__EXERCISE TASK__: Retype the lines beneath this one, from the first through the line containing "const growthLabels = ['+49%', '+52%'];". Pictures are left out.

__GIVEN DATA__:

• • •

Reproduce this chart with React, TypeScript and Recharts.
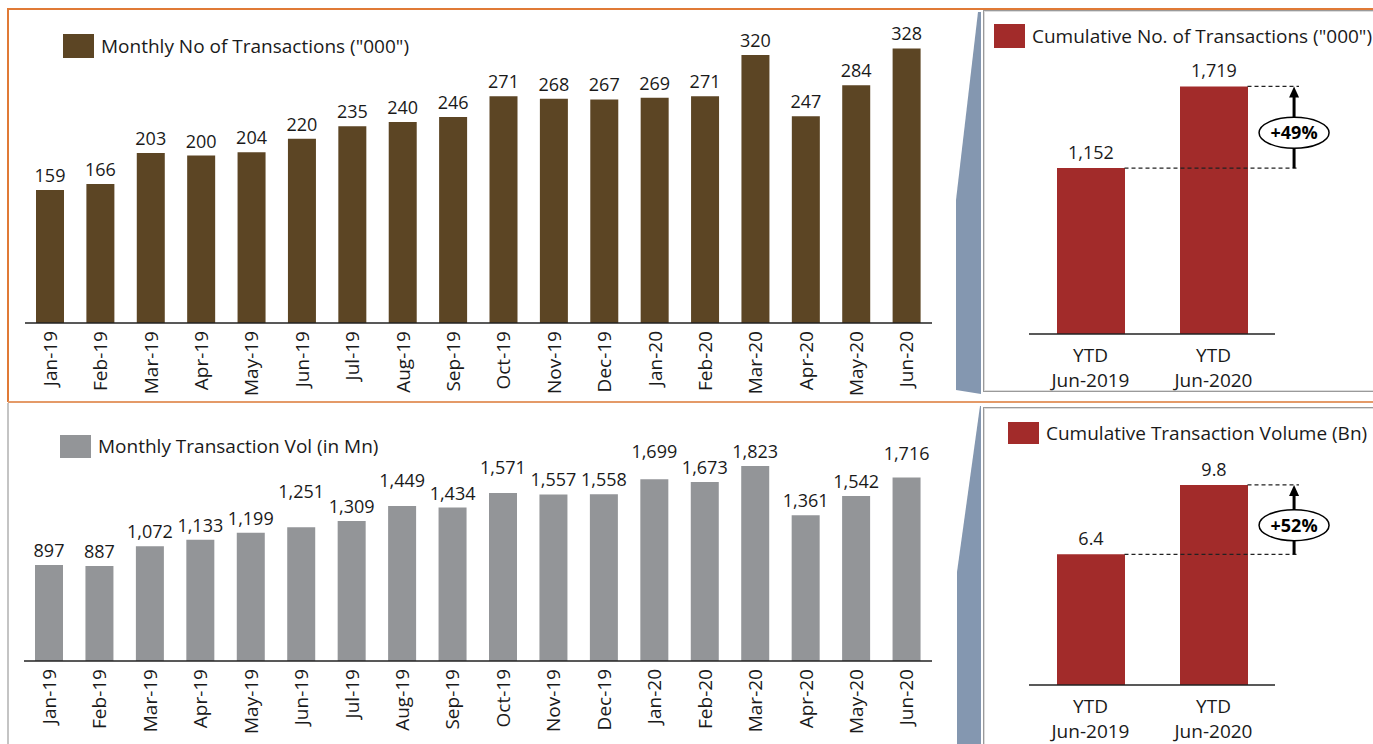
import React from 'react';
import { BarChart, Bar, XAxis, YAxis, LabelList, Legend, ReferenceLine, ComposedChart } from 'recharts';

// ---------- data ----------
const months = ['Jan-19','Feb-19','Mar-19','Apr-19','May-19','Jun-19','Jul-19','Aug-19','Sep-19','Oct-19','Nov-19','Dec-19','Jan-20','Feb-20','Mar-20','Apr-20','May-20','Jun-20'];
const monthlyCount = [159,166,203,200,204,220,235,240,246,271,268,267,269,271,320,247,284,328];
const monthlyVolume = [897,887,1072,1133,1199,1251,1309,1449,1434,1571,1557,1558,1699,1673,1823,1361,1542,1716];
const ytdCategories = ['YTD Jun-2019', 'YTD Jun-2020'];
const ytdCount = [1152, 1719];
const ytdVolume = [6.4, 9.8];
const growthLabels = ['+49%', '+52%'];

// label nudges (style only) for the volume chart, px
const volLabelLift = [0,0,0,0,0,21,0,11,0,11,0,0,13,0,0,0,0,9];

const countData = months.map((m, i) => ({ month: m, value: monthlyCount[i] }));
const volumeData = months.map((m, i) => ({ month: m, value: monthlyVolume[i] }));
const ytdCountData = ytdCategories.map((c, i) => ({ cat: c, value: ytdCount[i] }));
const ytdVolumeData = ytdCategories.map((c, i) => ({ cat: c, value: ytdVolume[i] }));

const TEXT = '#1a1a1a';
const BROWN = '#5C4524';
const GRAY = '#939598';
const RED = '#A22B2A';
const FONT = '"Open Sans", sans-serif';

const fmt = (v: number) => v.toLocaleString('en-US');

const MonthTick = (props: any) => {
  const { x, y, payload } = props;
  const ty = y + 8;
  return (
    <text x={x} y={ty} transform={`rotate(-90, ${x}, ${ty})`} textAnchor="end" dy="0.35em" fontSize={19} fill={TEXT}>
      {payload.value}
    </text>
  );
};

const YtdTick = (props: any) => {
  const { x, y, payload } = props;
  const parts = String(payload.value).split(' ');
  return (
    <text x={x} y={y} textAnchor="middle" fontSize={19} fill={TEXT}>
      <tspan x={x} y={y + 28}>{parts[0]}</tspan>
      <tspan x={x} y={y + 53}>{parts[1]}</tspan>
    </text>
  );
};

const makeLegend = (sqW: number, sqH: number, gap: number) => (props: any) => {
  const item = props.payload && props.payload[0];
  if (!item) return null;
  return (
    <div style={{ display: 'flex', alignItems: 'center', whiteSpace: 'nowrap', fontFamily: FONT }}>
      <span style={{ display: 'inline-block', width: sqW, height: sqH, background: item.color, marginRight: gap }} />
      <span style={{ fontSize: 19, color: TEXT, lineHeight: `${sqH}px` }}>{item.value}</span>
    </div>
  );
};

const makeValueLabel = (offset: number, lifts: number[] | null, format: (v: number) => string) => (props: any) => {
  const { x, y, width, value, index } = props;
  const lift = lifts ? lifts[index] || 0 : 0;
  return (
    <text x={x + width / 2} y={y - offset - lift} textAnchor="middle" fontSize={18} fill={TEXT}>
      {format(value)}
    </text>
  );
};

type MonthlyProps = {
  data: any[]; color: string; name: string; width: number; height: number;
  margin: any; axisHeight: number; domain: [number, number]; lifts: number[] | null;
  legendPos: { left: number; top: number }; sq: [number, number, number];
};

const MonthlyChart = ({ data, color, name, width, height, margin, axisHeight, domain, lifts, legendPos, sq }: MonthlyProps) => (
  <BarChart width={width} height={height} data={data} margin={margin}>
    <XAxis dataKey="month" interval={0} tickLine={false} tickSize={0} tickMargin={0} height={axisHeight}
      axisLine={{ stroke: '#222', strokeWidth: 1.5 }} tick={<MonthTick />} />
    <YAxis hide domain={domain} allowDataOverflow />
    <Legend layout="horizontal" verticalAlign="middle" align="center"
      wrapperStyle={{ left: legendPos.left, top: legendPos.top, width: 'auto', height: 'auto' }}
      content={makeLegend(sq[0], sq[1], sq[2])} />
    <Bar dataKey="value" name={name} fill={color} barSize={28} isAnimationActive={false}>
      <LabelList dataKey="value" content={makeValueLabel(8, lifts, fmt)} />
    </Bar>
  </BarChart>
);

// annotation geometry, in units of one category band
const ARROW_OFFSET = 0.655; // arrow x beyond the centre of the last category
const DASH_END = 0.695;     // dashed guide end beyond the centre of the last category

const DashShape = (fromIndex: number, band: number, barW: number) => (props: any) => {
  const { x1, y1 } = props;
  const start = x1 + band * (fromIndex + 0.5) + barW / 2;
  const end = x1 + band * (1.5 + DASH_END);
  return <line x1={start} y1={y1} x2={end} y2={y1} stroke="#222" strokeWidth={1.2} strokeDasharray="4 3" />;
};

const ArrowShape = (label: string, band: number) => (props: any) => {
  const { x1, y1, y2 } = props;
  const cx = x1 + band * ARROW_OFFSET;
  const yb = Math.max(y1, y2);
  const yt = Math.min(y1, y2);
  const cy = (yb + yt) / 2 + 5.5;
  const ry = 15.5;
  return (
    <g>
      <line x1={cx} y1={yb} x2={cx} y2={cy + ry} stroke="#000" strokeWidth={3} />
      <line x1={cx} y1={cy - ry} x2={cx} y2={yt + 9} stroke="#000" strokeWidth={3} />
      <polygon points={`${cx},${yt} ${cx - 5},${yt + 11} ${cx + 5},${yt + 11}`} fill="#000" />
      <ellipse cx={cx} cy={cy} rx={35} ry={ry} fill="#fff" stroke="#000" strokeWidth={1.5} />
      <text x={cx} y={cy} dy="0.36em" textAnchor="middle" fontSize={18} fontWeight={700} fill="#000">{label}</text>
    </g>
  );
};

type YtdProps = {
  data: any[]; name: string; height: number; margin: any; axisHeight: number;
  domain: [number, number]; growth: string; format: (v: number) => string;
  legendPos: { left: number; top: number }; sq: [number, number, number];
};

const YTD_WIDTH = 390;
const YTD_BAR = 68;

const YtdChart = ({ data, name, height, margin, axisHeight, domain, growth, format, legendPos, sq }: YtdProps) => {
  const plotW = YTD_WIDTH - margin.left - margin.right;
  const band = plotW / data.length;
  const lo = data[0].value;
  const hi = data[1].value;
  const lastCat = data[data.length - 1].cat;
  return (
    <ComposedChart width={YTD_WIDTH} height={height} data={data} margin={margin}>
      <XAxis dataKey="cat" interval={0} tickLine={false} tickSize={0} tickMargin={0} height={axisHeight}
        axisLine={{ stroke: '#222', strokeWidth: 1.5 }} tick={<YtdTick />} />
      <YAxis hide domain={domain} allowDataOverflow />
      <Legend layout="horizontal" verticalAlign="middle" align="center"
        wrapperStyle={{ left: legendPos.left, top: legendPos.top, width: 'auto', height: 'auto' }}
        content={makeLegend(sq[0], sq[1], sq[2])} />
      <Bar dataKey="value" name={name} fill={RED} barSize={YTD_BAR} isAnimationActive={false}>
        <LabelList dataKey="value" content={makeValueLabel(9, null, format)} />
      </Bar>
      <ReferenceLine y={lo} ifOverflow="visible" shape={DashShape(0, band, YTD_BAR)} />
      <ReferenceLine y={hi} ifOverflow="visible" shape={DashShape(1, band, YTD_BAR)} />
      <ReferenceLine ifOverflow="visible"
        segment={[{ x: lastCat, y: lo }, { x: lastCat, y: hi }]} shape={ArrowShape(growth, band)} />
    </ComposedChart>
  );
};

const Decor = () => (
  <svg width={1373} height={744} style={{ position: 'absolute', left: 0, top: 0 }}>
    {/* right panel boxes */}
    <rect x={983.5} y={10.5} width={420} height={381} fill="none" stroke="#9a9a9a" strokeWidth={1} />
    <rect x={984.5} y={11.5} width={420} height={379} fill="none" stroke="#dcdcdc" strokeWidth={1} />
    <rect x={983.5} y={407.5} width={420} height={420} fill="none" stroke="#9a9a9a" strokeWidth={1} />
    <rect x={984.5} y={408.5} width={420} height={420} fill="none" stroke="#dcdcdc" strokeWidth={1} />
    {/* connectors */}
    <polygon points="978,12 981,12 981,394 956,390 956,200" fill="#8497B0" />
    <polygon points="980,406 981,406 981,744 957,744 957,572" fill="#8497B0" />
    {/* left frame */}
    <line x1={8} y1={9} x2={1373} y2={9} stroke="#E07A36" strokeWidth={2} />
    <line x1={8} y1={8} x2={8} y2={402} stroke="#E07A36" strokeWidth={2} />
    <line x1={8} y1={402} x2={1373} y2={402} stroke="#E49A68" strokeWidth={2} />
    <line x1={8} y1={403} x2={8} y2={744} stroke="#c4c4c4" strokeWidth={2} />
  </svg>
);

export default function App() {
  return (
    <div style={{ position: 'fixed', left: 0, top: 0, width: 1373, height: 744, overflow: 'hidden', background: '#fff', fontFamily: FONT }}>
      <Decor />
      <div style={{ position: 'absolute', left: 0, top: 0 }}>
        <MonthlyChart data={countData} color={BROWN} name={'Monthly No of Transactions ("000")'}
          width={960} height={400} margin={{ top: 30, right: 28, left: 25, bottom: 0 }} axisHeight={77}
          domain={[0, 350]} lifts={null} legendPos={{ left: 63, top: 34 }} sq={[31, 24, 7]} />
      </div>
      <div style={{ position: 'absolute', left: 0, top: 402 }}>
        <MonthlyChart data={volumeData} color={GRAY} name="Monthly Transaction Vol (in Mn)"
          width={960} height={342} margin={{ top: 45, right: 28, left: 24, bottom: 0 }} axisHeight={83}
          domain={[0, 2000]} lifts={volLabelLift} legendPos={{ left: 60, top: 33 }} sq={[31, 23, 7]} />
      </div>
      <div style={{ position: 'absolute', left: 983, top: 10 }}>
        <YtdChart data={ytdCountData} name={'Cumulative No. of Transactions ("000")'} height={382}
          margin={{ top: 36, right: 98, left: 46, bottom: 0 }} axisHeight={58} domain={[0, 2000]}
          growth={growthLabels[0]} format={fmt} legendPos={{ left: 11, top: 14 }} sq={[31, 24, 7]} />
      </div>
      <div style={{ position: 'absolute', left: 983, top: 408 }}>
        <YtdChart data={ytdVolumeData} name="Cumulative Transaction Volume (Bn)" height={336}
          margin={{ top: 32, right: 98, left: 46, bottom: 0 }} axisHeight={59} domain={[0, 12]}
          growth={growthLabels[1]} format={(v: number) => v.toFixed(1)} legendPos={{ left: 25, top: 14 }} sq={[31, 22, 7]} />
      </div>
    </div>
  );
}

• • •

__ANSWER TO THIS PROBLEM__:
Reproduce this chart with React, TypeScript and Recharts.
import React from 'react';
import { BarChart, Bar, XAxis, YAxis, LabelList, Legend, ReferenceLine, ComposedChart } from 'recharts';

// ---------- data ----------
const months = ['Jan-19','Feb-19','Mar-19','Apr-19','May-19','Jun-19','Jul-19','Aug-19','Sep-19','Oct-19','Nov-19','Dec-19','Jan-20','Feb-20','Mar-20','Apr-20','May-20','Jun-20'];
const monthlyCount = [159,166,203,200,204,220,235,240,246,271,268,267,269,271,320,247,284,328];
const monthlyVolume = [897,887,1072,1133,1199,1251,1309,1449,1434,1571,1557,1558,1699,1673,1823,1361,1542,1716];
const ytdCategories = ['YTD Jun-2019', 'YTD Jun-2020'];
const ytdCount = [1152, 1719];
const ytdVolume = [6.4, 9.8];
const growthLabels = ['+49%', '+52%'];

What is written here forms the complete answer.